Sometimes I wonder if those of us in the technology industry, telecommunications in particular, know how confusing our acronyms and technospeak are for customers. We tend to throw arcane lingo around like it’s going out of style and often fail to explain what we are talking about in plain English. Worse yet, many of us are guilty of using the terms incorrectly, making it even more difficult for people who don’t live and breathe this stuff every day to figure out what in the hell we are talking about. So, if you are confused about the difference between SIP and VoIP, it’s not your fault. Let’s see if I can clear it up with a minimum of nerd language.
Let’s start with Protocol
SIP, which I will describe in a bit, is a protocol. In computing, a protocol is a system of digital rules for message exchange within or between computers, phones or other devices. In the same way that having a common language makes is possible for two people to understand each other, the protocol provides common ground so that devices with different developers can communicate with each other. The developers of each connected device or software program must agree on the protocol. Since it is beneficial for devices to have the capability to connect to many other devices and applications, protocols often evolve into industry standards. This allows lots of vendors to create devices, also called endpoints, that can work together.
The term VoIP stands for Voice Over Internet Protocol. Any time a voice signal is sent over the internet, rather than traditional telephone lines, it can be called VoIP. It is a broad term that encompasses a number of more specific protocols, SIP being one. There are a bunch of other terms that are closely associated with and used interchangeably with VoIP. They include, IP telephony, voice over broadband, IP communications, internet phone service, cloud phone service, and others. They are all different ways of saying that calls are being transmitted via the internet.
Session Initiation Protocol (SIP) is a specific open standards protocol that is popular for managing multimedia communications including voice and video calls. SIP is one of the protocols that make VoIP possible. Just like all 911s are Porches, but not all Porches are 911s, SIP enables VoIP, but not all VoIP requires SIP. SIP controls the establishment, termination and other elements of a call. It was developed and standardized under the guidance of the Internet Engineering Task Force or IETF. (I swear, I am not paid by the acronym.) In addition to voice, SIP is used for video conferencing, media distribution, instant messaging and other applications.

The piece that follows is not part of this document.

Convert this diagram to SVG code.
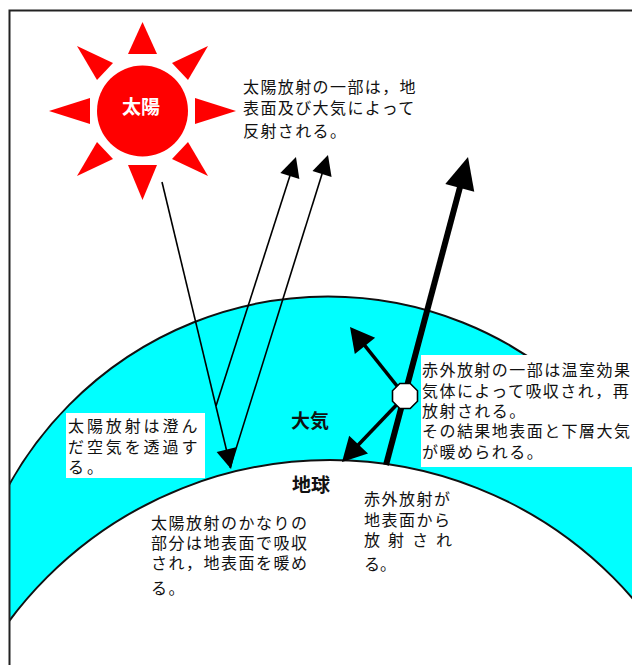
<svg xmlns="http://www.w3.org/2000/svg" width="632" height="665" viewBox="0 0 632 665">
  <style>
    .txt { font-family: "Noto Sans CJK JP", "Noto Sans", sans-serif; font-size: 16px; fill: #111; }
    .lbl { font-family: "Noto Sans CJK JP", "Noto Sans", sans-serif; font-size: 19px; font-weight: bold; fill: #111; }
    .ray { fill: #ff0000; }
    .thin { stroke: #000; stroke-width: 1.6; fill: none; }
    .mid { stroke: #000; stroke-width: 3.5; fill: none; }
    .thick { stroke: #000; stroke-width: 6; fill: none; }
    .box { fill: #fff; }
  </style>
  <defs>
    <clipPath id="frameClip">
      <rect x="9" y="10" width="623" height="655"/>
    </clipPath>
    <marker id="ah20" markerUnits="userSpaceOnUse" markerWidth="20" markerHeight="20" refX="10" refY="10" orient="auto" overflow="visible">
      <path d="M0,0 L20,10 L0,20 z" fill="#000"/>
    </marker>
    <marker id="ah24" markerUnits="userSpaceOnUse" markerWidth="24" markerHeight="26" refX="12" refY="13" orient="auto" overflow="visible">
      <path d="M0,0 L24,13 L0,26 z" fill="#000"/>
    </marker>
    <marker id="ah32" markerUnits="userSpaceOnUse" markerWidth="32" markerHeight="30" refX="16" refY="15" orient="auto" overflow="visible">
      <path d="M0,0 L32,15 L0,30 z" fill="#000"/>
    </marker>
  </defs>

  <rect x="0" y="0" width="632" height="665" fill="#fff"/>

  <!-- atmosphere layer and earth surface -->
  <g id="atmosphere" clip-path="url(#frameClip)">
    <ellipse cx="328" cy="666.5" rx="366" ry="370" fill="#00ffff" stroke="#111" stroke-width="2"/>
    <circle id="earth" cx="330" cy="860" r="400" fill="#fff" stroke="#111" stroke-width="2"/>
  </g>

  <!-- frame -->
  <path d="M9.5,665 V10.5 H632" fill="none" stroke="#222" stroke-width="2"/>

  <!-- sun -->
  <g id="sun">
    <polygon class="ray" points="142.5,22 128,54 157,54"/>
    <polygon class="ray" points="142.5,200 128,165 157,165"/>
    <polygon class="ray" points="49,111 90,98 90,124"/>
    <polygon class="ray" points="236,111 195,98 195,124"/>
    <polygon class="ray" points="77,46 113,63 97,80"/>
    <polygon class="ray" points="208,46 172,63 188,80"/>
    <polygon class="ray" points="77,176 113,159 97,142"/>
    <polygon class="ray" points="208,176 172,159 188,142"/>
    <circle cx="142.5" cy="111" r="45.5" fill="#ff0000"/>
    <text x="141" y="114" text-anchor="middle" class="lbl" style="fill:#fff">太陽</text>
  </g>

  <!-- connectors -->
  <g id="connectors">
    <path class="thin" d="M162,182 L228.7,459.3" marker-end="url(#ah20)"/>
    <path class="thin" d="M216,406 L292.9,166.5" marker-end="url(#ah20)"/>
    <path class="thin" d="M230,468 L325,164.5" marker-end="url(#ah20)"/>
    <path class="thick" d="M386,465 L463.9,172.5" marker-end="url(#ah32)"/>
    <path class="mid" d="M405,396 L357.5,336.4" marker-end="url(#ah24)"/>
    <path class="mid" d="M405,396 L350.3,453.3" marker-end="url(#ah24)"/>
  </g>

  <!-- absorption point in the atmosphere -->
  <g id="absorber">
    <polygon points="417.5,401.2 410.2,408.5 399.8,408.5 392.5,401.2 392.5,390.8 399.8,383.5 410.2,383.5 417.5,390.8" fill="#fff" stroke="#000" stroke-width="1.6"/>
  </g>

  <!-- labels -->
  <g id="label-atmosphere">
    <text x="291" y="428" class="lbl">大気</text>
  </g>
  <g id="label-earth">
    <text x="292" y="492" class="lbl">地球</text>
  </g>

  <g id="note-reflection">
    <text class="txt" style="letter-spacing:1.4px">
      <tspan x="243" y="92.5">太陽放射の一部は，地</tspan>
      <tspan x="243" y="114">表面及び大気によって</tspan>
      <tspan x="243" y="136.5">反射される。</tspan>
    </text>
  </g>

  <g id="note-transmission">
    <rect class="box" x="66" y="413" width="139" height="65"/>
    <text class="txt" style="letter-spacing:2.9px">
      <tspan x="68" y="432">太陽放射は澄ん</tspan>
      <tspan x="68" y="453">だ空気を透過す</tspan>
      <tspan x="68" y="473">る。</tspan>
    </text>
  </g>

  <g id="note-absorption">
    <text class="txt" style="letter-spacing:1.5px">
      <tspan x="151" y="529">太陽放射のかなりの</tspan>
      <tspan x="151" y="549">部分は地表面で吸収</tspan>
      <tspan x="151" y="569">され，地表面を暖め</tspan>
      <tspan x="151" y="594">る。</tspan>
    </text>
  </g>

  <g id="note-emission">
    <text class="txt" style="letter-spacing:1.5px">
      <tspan x="364" y="504.5">赤外放射が</tspan>
      <tspan x="364" y="525.5">地表面から</tspan>
    </text>
    <text class="txt" x="364" y="546" textLength="88" lengthAdjust="spacing">放 射 さ れ</text>
    <text class="txt" x="364" y="570">る。</text>
  </g>

  <g id="note-greenhouse">
    <rect class="box" x="421" y="355" width="211" height="112"/>
    <text class="txt" style="letter-spacing:1.45px">
      <tspan x="422" y="376">赤外放射の一部は温室効果</tspan>
      <tspan x="422" y="396.5">気体によって吸収され，再</tspan>
      <tspan x="422" y="417">放射される。</tspan>
      <tspan x="422" y="437">その結果地表面と下層大気</tspan>
      <tspan x="422" y="457.5">が暖められる。</tspan>
    </text>
  </g>
</svg>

SIP trunking describes an implementation in which telephone services and other unified communications applications are delivered to customers with SIP-enabled telephony equipment, usually an IP-PBX (private branch exchange). The SIP trunks provide connectivity between the telephone system hardware and the public telephone network. This eliminates the need for traditional telephone lines. SIP can also be used with legacy analog phone systems, or key systems with the help of a device called an analog telephony adapter or ATA. SIP trunking is popular with businesses because it is extremely cost effective, flexible and generally easy to use.
So, although people in the industry make the mistake all the time, SIP and VoIP are not the same thing. SIP is an industry standard method of achieving VoIP.